*SET EXERCISE*. Drop the pictures and give back word for word the lines from the line holding "Recreate this image as a web page that uses Apache" to the line holding "const points = tumorArea.map((x, i)", both included.

*EXCERPTED DATA*.
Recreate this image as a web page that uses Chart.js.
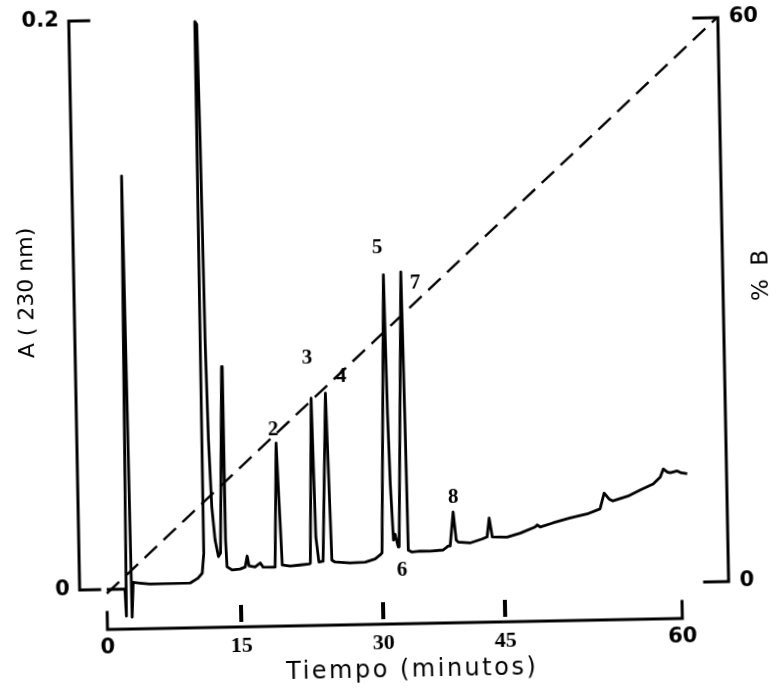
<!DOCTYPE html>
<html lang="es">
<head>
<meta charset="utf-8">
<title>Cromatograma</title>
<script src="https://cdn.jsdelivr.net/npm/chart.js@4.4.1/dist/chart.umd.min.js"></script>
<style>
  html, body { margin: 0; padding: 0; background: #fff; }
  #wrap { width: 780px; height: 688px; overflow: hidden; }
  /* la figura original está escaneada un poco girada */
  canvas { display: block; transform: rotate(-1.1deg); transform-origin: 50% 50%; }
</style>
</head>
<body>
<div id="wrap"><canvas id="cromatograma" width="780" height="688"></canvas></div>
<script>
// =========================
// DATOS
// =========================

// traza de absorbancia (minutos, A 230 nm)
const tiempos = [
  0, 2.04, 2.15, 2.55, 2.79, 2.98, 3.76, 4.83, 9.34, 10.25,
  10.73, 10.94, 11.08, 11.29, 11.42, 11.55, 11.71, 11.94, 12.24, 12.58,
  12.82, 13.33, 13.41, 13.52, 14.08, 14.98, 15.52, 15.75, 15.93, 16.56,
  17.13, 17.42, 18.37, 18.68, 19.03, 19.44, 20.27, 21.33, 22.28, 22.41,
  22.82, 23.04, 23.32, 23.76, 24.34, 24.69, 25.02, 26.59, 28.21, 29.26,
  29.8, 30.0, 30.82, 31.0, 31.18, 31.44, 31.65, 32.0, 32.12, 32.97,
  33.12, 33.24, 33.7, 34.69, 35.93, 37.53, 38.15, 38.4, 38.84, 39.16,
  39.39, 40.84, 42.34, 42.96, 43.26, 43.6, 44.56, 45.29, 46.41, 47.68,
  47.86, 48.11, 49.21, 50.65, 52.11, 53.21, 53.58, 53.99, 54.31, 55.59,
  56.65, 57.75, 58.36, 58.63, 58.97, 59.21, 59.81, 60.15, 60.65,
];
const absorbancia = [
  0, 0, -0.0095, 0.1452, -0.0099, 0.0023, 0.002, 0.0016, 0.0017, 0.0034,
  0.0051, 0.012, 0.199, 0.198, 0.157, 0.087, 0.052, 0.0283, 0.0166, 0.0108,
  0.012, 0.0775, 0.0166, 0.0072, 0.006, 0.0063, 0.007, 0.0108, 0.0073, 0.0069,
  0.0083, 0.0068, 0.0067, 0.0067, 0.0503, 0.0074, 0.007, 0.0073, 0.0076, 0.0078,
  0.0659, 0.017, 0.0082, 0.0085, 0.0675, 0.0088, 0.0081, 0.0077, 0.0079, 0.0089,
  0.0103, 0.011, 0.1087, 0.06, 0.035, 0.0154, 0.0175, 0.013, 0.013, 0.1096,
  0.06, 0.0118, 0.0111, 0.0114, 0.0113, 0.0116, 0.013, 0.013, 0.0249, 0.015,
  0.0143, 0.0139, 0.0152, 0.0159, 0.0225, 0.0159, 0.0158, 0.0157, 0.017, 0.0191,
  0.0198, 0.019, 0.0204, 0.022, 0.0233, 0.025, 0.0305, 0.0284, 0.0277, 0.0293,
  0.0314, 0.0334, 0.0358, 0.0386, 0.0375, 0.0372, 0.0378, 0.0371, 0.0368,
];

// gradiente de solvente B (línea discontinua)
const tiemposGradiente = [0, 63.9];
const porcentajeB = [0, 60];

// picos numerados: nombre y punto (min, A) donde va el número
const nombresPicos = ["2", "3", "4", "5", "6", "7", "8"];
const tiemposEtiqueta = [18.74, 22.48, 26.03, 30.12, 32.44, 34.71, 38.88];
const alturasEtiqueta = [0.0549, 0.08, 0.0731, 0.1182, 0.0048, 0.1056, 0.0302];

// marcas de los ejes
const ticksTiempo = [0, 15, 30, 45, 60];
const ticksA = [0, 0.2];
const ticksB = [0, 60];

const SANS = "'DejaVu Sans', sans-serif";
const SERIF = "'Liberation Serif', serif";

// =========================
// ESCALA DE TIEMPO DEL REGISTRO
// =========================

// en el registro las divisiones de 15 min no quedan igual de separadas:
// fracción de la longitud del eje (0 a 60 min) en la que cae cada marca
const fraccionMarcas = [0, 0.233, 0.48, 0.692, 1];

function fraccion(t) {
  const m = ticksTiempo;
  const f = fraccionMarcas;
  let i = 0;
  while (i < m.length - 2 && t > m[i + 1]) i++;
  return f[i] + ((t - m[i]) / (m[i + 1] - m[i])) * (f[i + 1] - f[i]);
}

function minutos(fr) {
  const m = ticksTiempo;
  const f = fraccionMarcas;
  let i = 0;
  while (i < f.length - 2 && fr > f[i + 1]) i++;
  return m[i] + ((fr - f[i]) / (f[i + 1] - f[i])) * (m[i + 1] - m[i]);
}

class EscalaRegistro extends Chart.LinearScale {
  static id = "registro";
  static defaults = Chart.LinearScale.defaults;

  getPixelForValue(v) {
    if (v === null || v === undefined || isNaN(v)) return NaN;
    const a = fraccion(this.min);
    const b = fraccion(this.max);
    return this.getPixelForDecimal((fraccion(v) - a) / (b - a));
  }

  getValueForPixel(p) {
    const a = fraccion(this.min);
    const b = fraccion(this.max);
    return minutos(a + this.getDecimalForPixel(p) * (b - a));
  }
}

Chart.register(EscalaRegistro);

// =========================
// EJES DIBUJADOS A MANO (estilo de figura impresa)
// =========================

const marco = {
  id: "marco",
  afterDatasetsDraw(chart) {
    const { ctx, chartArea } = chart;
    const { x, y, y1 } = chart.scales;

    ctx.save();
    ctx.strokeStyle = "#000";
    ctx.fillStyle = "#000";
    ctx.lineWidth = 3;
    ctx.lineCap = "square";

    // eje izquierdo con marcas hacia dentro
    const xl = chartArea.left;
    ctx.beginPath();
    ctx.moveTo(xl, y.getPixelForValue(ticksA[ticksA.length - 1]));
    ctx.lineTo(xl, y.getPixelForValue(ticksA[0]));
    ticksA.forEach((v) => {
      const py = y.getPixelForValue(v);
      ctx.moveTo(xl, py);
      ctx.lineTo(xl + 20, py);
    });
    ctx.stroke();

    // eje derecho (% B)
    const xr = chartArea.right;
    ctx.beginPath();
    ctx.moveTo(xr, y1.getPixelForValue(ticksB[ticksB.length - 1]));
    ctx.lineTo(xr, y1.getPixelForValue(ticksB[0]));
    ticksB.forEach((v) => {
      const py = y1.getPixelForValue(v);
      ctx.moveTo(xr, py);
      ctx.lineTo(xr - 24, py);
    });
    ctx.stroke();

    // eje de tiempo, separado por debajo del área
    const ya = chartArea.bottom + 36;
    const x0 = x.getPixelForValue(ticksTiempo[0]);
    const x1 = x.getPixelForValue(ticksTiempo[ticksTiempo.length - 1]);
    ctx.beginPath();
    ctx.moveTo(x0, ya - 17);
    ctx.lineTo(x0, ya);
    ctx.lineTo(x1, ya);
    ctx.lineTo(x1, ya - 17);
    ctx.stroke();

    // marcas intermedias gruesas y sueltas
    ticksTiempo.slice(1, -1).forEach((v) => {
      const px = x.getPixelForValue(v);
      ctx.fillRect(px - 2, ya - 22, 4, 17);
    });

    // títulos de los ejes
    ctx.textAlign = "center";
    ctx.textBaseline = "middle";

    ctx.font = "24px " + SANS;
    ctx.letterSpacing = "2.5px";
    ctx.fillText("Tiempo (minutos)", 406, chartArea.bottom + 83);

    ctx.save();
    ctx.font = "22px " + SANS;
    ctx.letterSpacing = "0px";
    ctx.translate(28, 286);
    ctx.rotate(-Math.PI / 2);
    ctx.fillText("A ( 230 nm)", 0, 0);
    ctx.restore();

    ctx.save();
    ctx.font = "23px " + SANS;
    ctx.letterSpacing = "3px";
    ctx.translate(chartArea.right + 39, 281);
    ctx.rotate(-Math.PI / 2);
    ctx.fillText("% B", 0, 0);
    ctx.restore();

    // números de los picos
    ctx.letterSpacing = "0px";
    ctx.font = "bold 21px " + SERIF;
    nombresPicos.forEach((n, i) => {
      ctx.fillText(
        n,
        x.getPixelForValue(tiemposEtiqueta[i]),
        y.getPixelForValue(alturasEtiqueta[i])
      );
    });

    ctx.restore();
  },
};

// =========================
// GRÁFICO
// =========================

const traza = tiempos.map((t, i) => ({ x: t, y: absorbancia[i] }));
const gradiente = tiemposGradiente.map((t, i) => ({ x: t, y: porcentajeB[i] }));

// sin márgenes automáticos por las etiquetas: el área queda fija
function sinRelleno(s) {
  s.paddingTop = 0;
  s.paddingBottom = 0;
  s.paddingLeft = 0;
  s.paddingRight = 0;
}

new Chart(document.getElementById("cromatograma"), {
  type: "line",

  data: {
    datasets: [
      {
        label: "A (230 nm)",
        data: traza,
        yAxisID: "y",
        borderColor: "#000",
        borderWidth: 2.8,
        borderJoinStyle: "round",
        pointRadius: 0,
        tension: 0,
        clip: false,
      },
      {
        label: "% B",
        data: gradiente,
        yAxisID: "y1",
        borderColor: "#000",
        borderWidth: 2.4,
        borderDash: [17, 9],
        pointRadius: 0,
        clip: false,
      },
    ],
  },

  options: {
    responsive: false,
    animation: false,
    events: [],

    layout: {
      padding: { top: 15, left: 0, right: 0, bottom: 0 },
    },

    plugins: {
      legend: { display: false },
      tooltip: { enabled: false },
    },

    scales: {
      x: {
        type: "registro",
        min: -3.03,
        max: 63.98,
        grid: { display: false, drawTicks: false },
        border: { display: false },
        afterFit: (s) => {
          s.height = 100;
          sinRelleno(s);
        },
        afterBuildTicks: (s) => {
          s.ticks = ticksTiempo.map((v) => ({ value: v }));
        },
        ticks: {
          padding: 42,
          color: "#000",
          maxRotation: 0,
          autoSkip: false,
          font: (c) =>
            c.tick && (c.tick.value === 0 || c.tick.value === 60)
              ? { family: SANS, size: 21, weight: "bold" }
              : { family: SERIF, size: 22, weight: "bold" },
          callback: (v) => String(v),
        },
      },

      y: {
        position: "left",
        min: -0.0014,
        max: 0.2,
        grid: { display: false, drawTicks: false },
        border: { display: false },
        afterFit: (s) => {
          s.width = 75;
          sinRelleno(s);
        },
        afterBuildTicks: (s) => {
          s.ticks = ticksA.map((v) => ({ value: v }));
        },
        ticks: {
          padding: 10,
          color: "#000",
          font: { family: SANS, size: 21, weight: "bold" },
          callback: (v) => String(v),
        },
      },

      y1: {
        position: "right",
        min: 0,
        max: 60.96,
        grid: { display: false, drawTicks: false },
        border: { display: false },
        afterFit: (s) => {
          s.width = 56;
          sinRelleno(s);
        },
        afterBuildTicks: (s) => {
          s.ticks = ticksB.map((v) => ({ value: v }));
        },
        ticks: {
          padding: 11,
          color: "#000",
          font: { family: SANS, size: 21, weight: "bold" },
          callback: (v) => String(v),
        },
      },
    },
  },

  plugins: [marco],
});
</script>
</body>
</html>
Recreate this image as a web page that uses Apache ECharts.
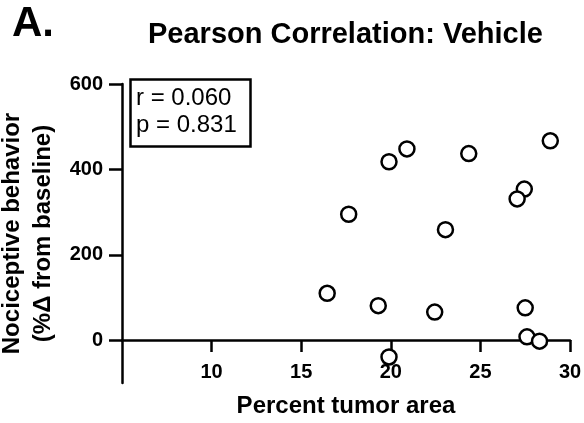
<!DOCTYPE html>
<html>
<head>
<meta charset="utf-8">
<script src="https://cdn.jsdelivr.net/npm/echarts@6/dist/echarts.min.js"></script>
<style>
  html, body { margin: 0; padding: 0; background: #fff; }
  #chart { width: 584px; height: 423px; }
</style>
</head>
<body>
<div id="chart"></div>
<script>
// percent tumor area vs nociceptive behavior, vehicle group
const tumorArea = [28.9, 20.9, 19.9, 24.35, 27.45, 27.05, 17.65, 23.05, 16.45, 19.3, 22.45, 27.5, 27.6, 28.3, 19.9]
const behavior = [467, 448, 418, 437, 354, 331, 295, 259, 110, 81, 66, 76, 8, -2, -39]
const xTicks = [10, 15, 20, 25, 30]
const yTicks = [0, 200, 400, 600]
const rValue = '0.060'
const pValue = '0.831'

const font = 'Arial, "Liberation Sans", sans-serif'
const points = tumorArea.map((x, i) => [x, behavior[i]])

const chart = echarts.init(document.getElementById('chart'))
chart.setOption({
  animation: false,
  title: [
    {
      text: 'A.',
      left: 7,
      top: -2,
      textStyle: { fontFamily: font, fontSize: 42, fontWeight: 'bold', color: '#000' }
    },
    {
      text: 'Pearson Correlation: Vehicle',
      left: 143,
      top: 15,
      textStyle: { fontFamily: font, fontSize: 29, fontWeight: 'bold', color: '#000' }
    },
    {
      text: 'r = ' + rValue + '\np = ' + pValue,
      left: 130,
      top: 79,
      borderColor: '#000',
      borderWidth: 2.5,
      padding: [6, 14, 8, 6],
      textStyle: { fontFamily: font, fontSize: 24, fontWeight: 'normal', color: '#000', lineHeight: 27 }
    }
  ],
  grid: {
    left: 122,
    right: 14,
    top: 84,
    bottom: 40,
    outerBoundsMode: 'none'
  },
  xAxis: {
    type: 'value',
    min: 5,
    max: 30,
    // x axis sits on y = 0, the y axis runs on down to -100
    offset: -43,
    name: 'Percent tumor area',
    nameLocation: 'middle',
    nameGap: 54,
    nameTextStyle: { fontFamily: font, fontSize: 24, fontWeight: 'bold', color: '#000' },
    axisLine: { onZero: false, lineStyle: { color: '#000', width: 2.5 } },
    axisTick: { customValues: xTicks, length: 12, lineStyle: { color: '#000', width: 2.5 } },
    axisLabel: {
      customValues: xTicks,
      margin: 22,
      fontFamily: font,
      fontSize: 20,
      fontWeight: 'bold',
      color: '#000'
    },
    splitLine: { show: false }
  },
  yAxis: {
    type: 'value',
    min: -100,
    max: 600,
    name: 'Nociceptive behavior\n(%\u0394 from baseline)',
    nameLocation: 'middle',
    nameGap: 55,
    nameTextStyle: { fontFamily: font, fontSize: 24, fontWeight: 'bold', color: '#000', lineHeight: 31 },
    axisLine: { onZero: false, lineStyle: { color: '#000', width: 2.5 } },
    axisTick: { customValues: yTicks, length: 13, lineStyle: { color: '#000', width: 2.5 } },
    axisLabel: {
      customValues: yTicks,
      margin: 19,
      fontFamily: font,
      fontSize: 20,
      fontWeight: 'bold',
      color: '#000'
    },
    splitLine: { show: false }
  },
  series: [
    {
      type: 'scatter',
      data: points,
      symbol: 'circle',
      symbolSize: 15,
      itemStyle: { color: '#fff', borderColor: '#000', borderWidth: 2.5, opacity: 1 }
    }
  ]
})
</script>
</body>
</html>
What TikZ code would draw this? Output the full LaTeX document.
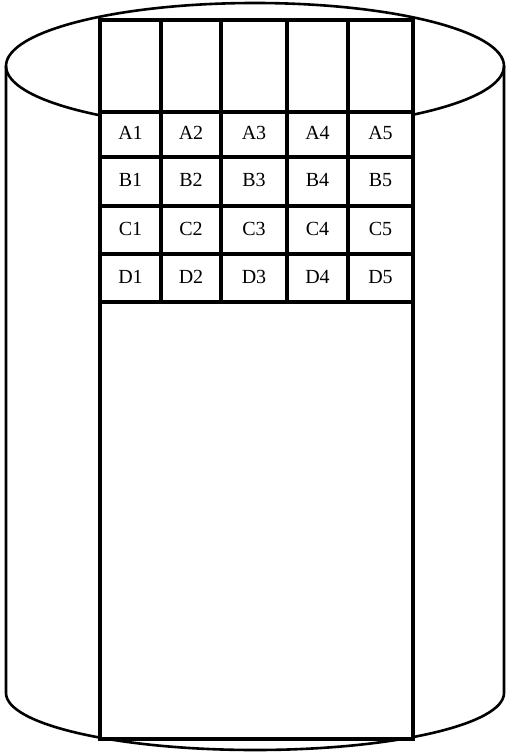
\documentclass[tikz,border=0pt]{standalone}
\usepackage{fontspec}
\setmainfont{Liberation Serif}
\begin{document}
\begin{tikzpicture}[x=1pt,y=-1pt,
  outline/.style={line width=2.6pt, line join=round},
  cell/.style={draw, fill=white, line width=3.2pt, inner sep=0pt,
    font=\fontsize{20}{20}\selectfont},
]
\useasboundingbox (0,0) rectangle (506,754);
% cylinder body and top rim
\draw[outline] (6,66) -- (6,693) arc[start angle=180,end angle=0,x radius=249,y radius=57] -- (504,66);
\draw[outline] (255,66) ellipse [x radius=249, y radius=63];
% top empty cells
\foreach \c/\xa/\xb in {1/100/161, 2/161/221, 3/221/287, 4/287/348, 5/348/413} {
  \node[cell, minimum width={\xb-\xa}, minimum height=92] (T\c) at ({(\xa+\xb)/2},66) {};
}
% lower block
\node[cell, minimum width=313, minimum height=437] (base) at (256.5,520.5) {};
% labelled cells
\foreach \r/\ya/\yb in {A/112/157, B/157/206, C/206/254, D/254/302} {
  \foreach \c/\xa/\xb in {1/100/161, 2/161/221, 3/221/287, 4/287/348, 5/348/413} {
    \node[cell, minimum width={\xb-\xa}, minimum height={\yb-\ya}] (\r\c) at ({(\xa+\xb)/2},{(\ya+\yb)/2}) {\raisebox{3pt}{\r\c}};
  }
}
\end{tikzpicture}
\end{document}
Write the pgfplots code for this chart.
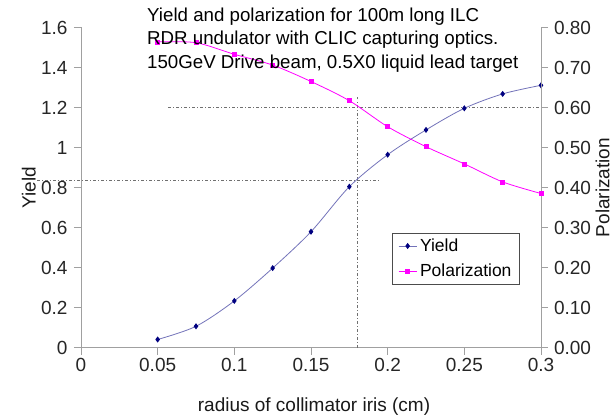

*ANSWER TO THIS EXERCISE*.
Recreate this image as a web page that uses Apache ECharts.
<!DOCTYPE html>
<html>
<head>
<meta charset="utf-8">
<script src="https://cdn.jsdelivr.net/npm/echarts@6/dist/echarts.min.js"></script>
<style>
  html, body { margin: 0; padding: 0; background: #fff; }
  #chart { width: 584px; height: 423px; }
</style>
</head>
<body>
<div id="chart"></div>
<script>
// percent tumor area vs nociceptive behavior, vehicle group
const tumorArea = [28.9, 20.9, 19.9, 24.35, 27.45, 27.05, 17.65, 23.05, 16.45, 19.3, 22.45, 27.5, 27.6, 28.3, 19.9]
const behavior = [467, 448, 418, 437, 354, 331, 295, 259, 110, 81, 66, 76, 8, -2, -39]
const xTicks = [10, 15, 20, 25, 30]
const yTicks = [0, 200, 400, 600]
const rValue = '0.060'
const pValue = '0.831'

const font = 'Arial, "Liberation Sans", sans-serif'
const points = tumorArea.map((x, i) => [x, behavior[i]])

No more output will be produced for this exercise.